When a technology platform shuts down after $80 billion in losses, the internet responds. Meta has confirmed the closure of Horizon Worlds on VR — removed from the Quest store in March and terminated on June 15 — and the online reaction to Mark Zuckerberg’s most expensive failure has been swift, sharp, and merciless.
The jokes wrote themselves. One widely shared observation noted that Meta had announced the shutdown affecting all five of the metaverse’s users, who were reportedly devastated. Another pointed out that the $80 billion spent on the project could have addressed global hunger many times over, framing the failure not just as a business misstep but as a moral reckoning. The humor masked genuine frustration at the scale of the investment and the smallness of its impact.
The numbers that generated the reaction were extraordinary. Horizon Worlds reportedly peaked at a few hundred thousand monthly active users — a figure that, set against the billions of dollars invested in making it succeed, made the platform one of the least cost-effective consumer technology experiments in history. The gap between investment and outcome was wide enough to inspire disbelief.
Reality Labs, the Meta unit responsible for the metaverse, logged close to $80 billion in losses between 2020 and early 2025. Layoffs of more than 1,000 Reality Labs employees in January 2025 preceded the formal shutdown announcement and had already primed observers for the conclusion that the metaverse experiment was over. When the confirmation came, the internet was ready.

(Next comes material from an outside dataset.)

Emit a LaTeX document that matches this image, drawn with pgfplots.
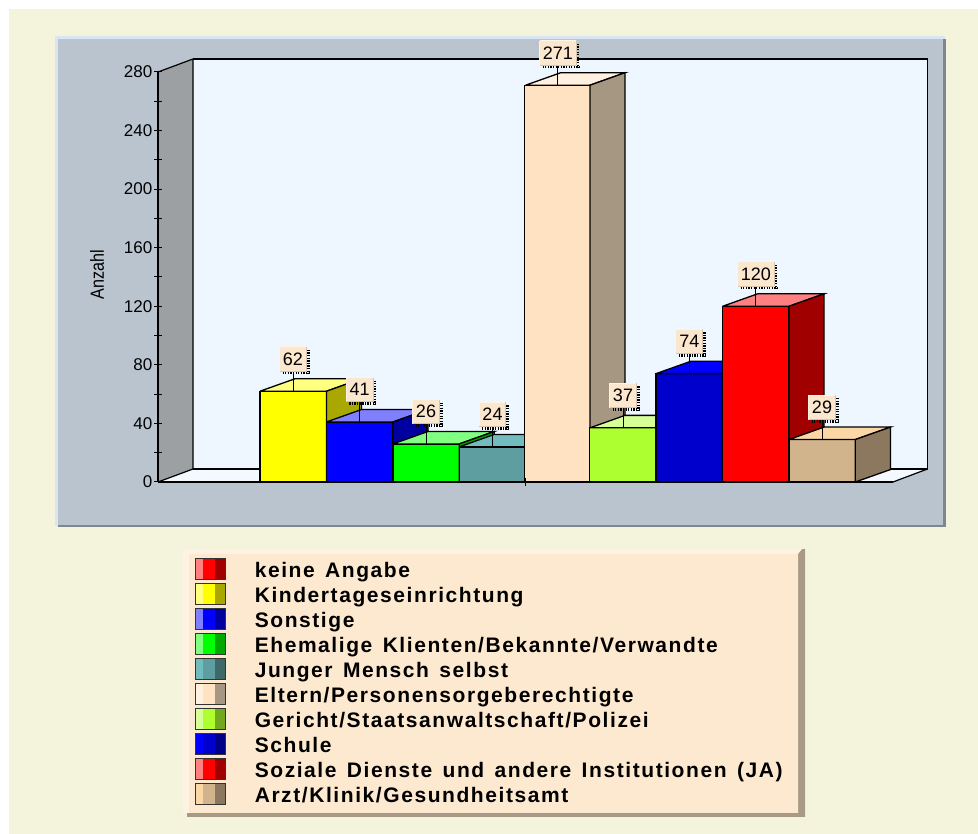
\documentclass[border=0pt]{standalone}
\usepackage{fontspec}
\setmainfont{Liberation Sans}
\newfontfamily\legendfont[LetterSpace=7.5,WordSpace=1.4]{Liberation Sans}
\usepackage{pgfplots}
\pgfplotsset{compat=1.18}

\definecolor{pagebg}{HTML}{F4F4DC}
\definecolor{panel}{HTML}{BAC4CE}
\definecolor{panellight}{HTML}{D9E5F2}
\definecolor{paneledge}{HTML}{7F868E}
\definecolor{wall}{HTML}{EEF6FF}
\definecolor{floorcol}{HTML}{F4F8FF}
\definecolor{leftwall}{HTML}{9CA0A3}
\definecolor{legbg}{HTML}{FDE9CF}
\definecolor{leglight}{HTML}{FFF2E2}
\definecolor{legshadow}{HTML}{A89A85}
\definecolor{tagbg}{HTML}{FBE6CE}
\definecolor{taglight}{HTML}{FFF3E6}
\definecolor{tagdark}{HTML}{D8C4AC}

% front / top / side shades of each category
\definecolor{redF}{HTML}{FF0000}\definecolor{redT}{HTML}{FF8080}\definecolor{redS}{HTML}{A00000}
\definecolor{yelF}{HTML}{FFFF00}\definecolor{yelT}{HTML}{FFFF80}\definecolor{yelS}{HTML}{A8A800}
\definecolor{bluF}{HTML}{0000FF}\definecolor{bluT}{HTML}{8080FF}\definecolor{bluS}{HTML}{0000A0}
\definecolor{greF}{HTML}{00FF00}\definecolor{greT}{HTML}{80FF80}\definecolor{greS}{HTML}{00A800}
\definecolor{teaF}{HTML}{5F9EA0}\definecolor{teaT}{HTML}{72BCBF}\definecolor{teaS}{HTML}{3F6869}
\definecolor{peaF}{HTML}{FFE2C2}\definecolor{peaT}{HTML}{FFF0E0}\definecolor{peaS}{HTML}{A69782}
\definecolor{lawF}{HTML}{ADFF2F}\definecolor{lawT}{HTML}{D6FF98}\definecolor{lawS}{HTML}{72A81F}
\definecolor{schF}{HTML}{0000CD}\definecolor{schT}{HTML}{0000FF}\definecolor{schS}{HTML}{000087}
\definecolor{tanF}{HTML}{D2B48C}\definecolor{tanT}{HTML}{FCD7A6}\definecolor{tanS}{HTML}{8B785E}

% one solid column: #1 left edge, #2 right edge, #3 value, #4 value plus depth,
% #5 and #6 right edge and left edge moved back by the depth, #7 colour stem
\newcommand{\column}[7]{%
  \addplot[ybar, bar width=66.5pt, bar shift=0pt, fill=#7F, draw=black, line width=1.3pt, forget plot]
    coordinates {({(#1+#2)/2},#3)};
  \addplot[fill=#7T, draw=black, line width=1.3pt, forget plot]
    coordinates {(#1,#3) (#6,#4) (#5,#4) (#2,#3) (#1,#3)};
  \addplot[fill=#7S, draw=black, line width=1.3pt, forget plot]
    coordinates {(#2,0) (#5,8.5) (#5,#4) (#2,#3) (#2,0)};
}
% three-shade swatch in the key
\newcommand{\swatch}[1]{%
  \addlegendimage{legend image code/.code={
    \fill[#1T] (0pt,-10.5pt) rectangle (8pt,10.5pt);
    \fill[#1F] (8pt,-10.5pt) rectangle (20pt,10.5pt);
    \fill[#1S] (20pt,-10.5pt) rectangle (30pt,10.5pt);
    \draw[black!80, line width=0.8pt] (0pt,-10.5pt) rectangle (30pt,10.5pt);
  }}%
}
\newcommand{\keytext}[1]{\addlegendentry{\hspace{29pt}\raisebox{-4.5pt}{#1}}}

\begin{document}
\begin{tikzpicture}
\useasboundingbox (0,0) rectangle (978pt,834pt);
\begin{scope}[x=1pt,y=-1pt,yshift=834pt]
  % page and chart panel
  \fill[white] (0,0) rectangle (978,834);
  \fill[pagebg] (9,9.5) rectangle (978,834);
  \fill[panellight] (55,36) rectangle (945,526);
  \fill[paneledge] (58,39) rectangle (946,527);
  \fill[panel] (58,39) rectangle (943,525);
  % walls and floor of the plot box
  \fill[wall] (193,59) rectangle (927.5,469);
  \fill[floorcol] (158,482) -- (193,469) -- (927.5,469) -- (893,482) -- cycle;
  \fill[leftwall] (158,72) -- (193,59) -- (193,469) -- (158,482) -- cycle;
  \draw[black, line width=1.2pt] (158,72) -- (193,59) -- (193,469) -- (158,482);
  \draw[black, line width=1.2pt] (193,59) -- (927.5,59) -- (927.5,469) -- (193,469);
  \draw[black, line width=1.2pt] (927.5,469) -- (893,482);
  % panel behind the key
  \fill[legshadow] (187,553) -- (805,549) -- (805,817) -- (187,817) -- cycle;
  \fill[leglight] (183,549) -- (802,549) -- (798,554) -- (798,813) -- (183,813) -- cycle;
  \fill[legbg] (189,554) rectangle (798,813);
\end{scope}

\begin{axis}[
  at={(158pt,352pt)}, anchor=origin,
  scale only axis, width=735pt, height=410pt,
  xmin=158, xmax=893, ymin=0, ymax=280,
  clip=false, axis on top,
  axis x line=bottom, axis y line=left,
  axis line style={-, line width=1.8pt, black},
  xtick={525.7}, xticklabels={},
  ytick={0,40,...,280}, minor y tick num=1,
  tick style={black, line width=1pt},
  major tick length=7.5pt, minor tick length=7.5pt,
  ytick align=center, xtick align=center,
  tick label style={font=\fontsize{17}{19}\selectfont, text=black},
  yticklabel style={xshift=1.5pt},
  /pgf/number format/assume math mode=true,
  ylabel={Anzahl},
  ylabel style={font=\fontsize{19}{21}\selectfont, text=black, at={(axis description cs:-0.083,0.505)}, anchor=center, rotate=0, xscale=0.85},
  legend cell align=left,
  legend style={
    at={(axis description cs:0.0503,-0.185)}, anchor=north west,
    draw=none, fill=none, inner sep=0pt, outer sep=0pt,
    row sep=3.2pt, font=\legendfont\bfseries\fontsize{21}{23}\selectfont,
    nodes={inner sep=0pt, outer sep=0pt, anchor=west}, column sep=0pt,
  },
]
\swatch{red}\keytext{keine Angabe}
\swatch{yel}\keytext{Kindertageseinrichtung}
\swatch{blu}\keytext{Sonstige}
\swatch{gre}\keytext{Ehemalige Klienten/Bekannte/Verwandte}
\swatch{tea}\keytext{Junger Mensch selbst}
\swatch{pea}\keytext{Eltern/Personensorgeberechtigte}
\swatch{law}\keytext{Gericht/Staatsanwaltschaft/Polizei}
\swatch{sch}\keytext{Schule}
\swatch{red}\keytext{Soziale Dienste und andere Institutionen (JA)}
\swatch{tan}\keytext{Arzt/Klinik/Gesundheitsamt}

% columns, left to right so that each hides the side of the one before
\column{260}{326.5}{62}{70.5}{361.5}{295}{yel}
\column{326.5}{393}{41}{49.5}{428}{361.5}{blu}
\column{393}{459.3}{26}{34.5}{494.3}{428}{gre}
\column{459.3}{525.7}{24}{32.5}{560.7}{494.3}{tea}
\column{525.7}{590}{271}{279.5}{625}{560.7}{pea}
\column{590}{656}{37}{45.5}{691}{625}{law}
\column{656}{722.6}{74}{82.5}{757.6}{691}{sch}
\column{722.6}{789}{120}{128.5}{824}{757.6}{red}
\column{789}{855.3}{29}{37.5}{890.5}{824}{tan}

% value tags on their stems
\addplot[draw=none, mark=none, forget plot,
  nodes near coords,
  point meta=y,
  every node near coord/.style={
    anchor=south, yshift=20pt, fill=tagbg, text=black,
    font=\fontsize{18}{20}\selectfont,
    inner xsep=3pt, inner ysep=0pt, minimum height=24pt, minimum width=26.5pt,
    /pgf/number format/.cd, fixed, precision=0, assume math mode=true, /tikz/.cd,
    append after command={
      (\tikzlastnode.south) edge[draw=black, line width=1pt] ([yshift=-20pt]\tikzlastnode.south)
      ([xshift=1.8pt,yshift=-3pt]\tikzlastnode.north east) edge[draw=black, line width=2.6pt, dash pattern=on 1.3pt off 1.3pt] ([xshift=1.8pt,yshift=-3pt]\tikzlastnode.south east)
      ([xshift=3pt,yshift=-1.8pt]\tikzlastnode.south west) edge[draw=black, line width=2.6pt, dash pattern=on 1.3pt off 1.3pt] ([xshift=3pt,yshift=-1.8pt]\tikzlastnode.south east)
      (\tikzlastnode.south west) edge[draw=taglight, line width=1pt] (\tikzlastnode.north west)
      (\tikzlastnode.north west) edge[draw=taglight, line width=1pt] (\tikzlastnode.north east)
      (\tikzlastnode.north east) edge[draw=tagdark, line width=1pt] (\tikzlastnode.south east)
      (\tikzlastnode.south east) edge[draw=tagdark, line width=1pt] (\tikzlastnode.south west)
    },
  },
] coordinates {
  (293,62) (359.7,41) (426,26) (492.5,24) (557.8,271)
  (623,37) (689.3,74) (755.8,120) (822,29)
};
\end{axis}
\end{tikzpicture}
\end{document}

The online response to the metaverse shutdown reflects something deeper than entertainment at a tech giant’s expense. It reflects a broader skepticism about whether companies with enormous resources are deploying them well, and whether the people in charge of those resources are held accountable when they are not. Zuckerberg’s AI push will be watched with that skepticism intact — and with $80 billion as the baseline for what failure looks like.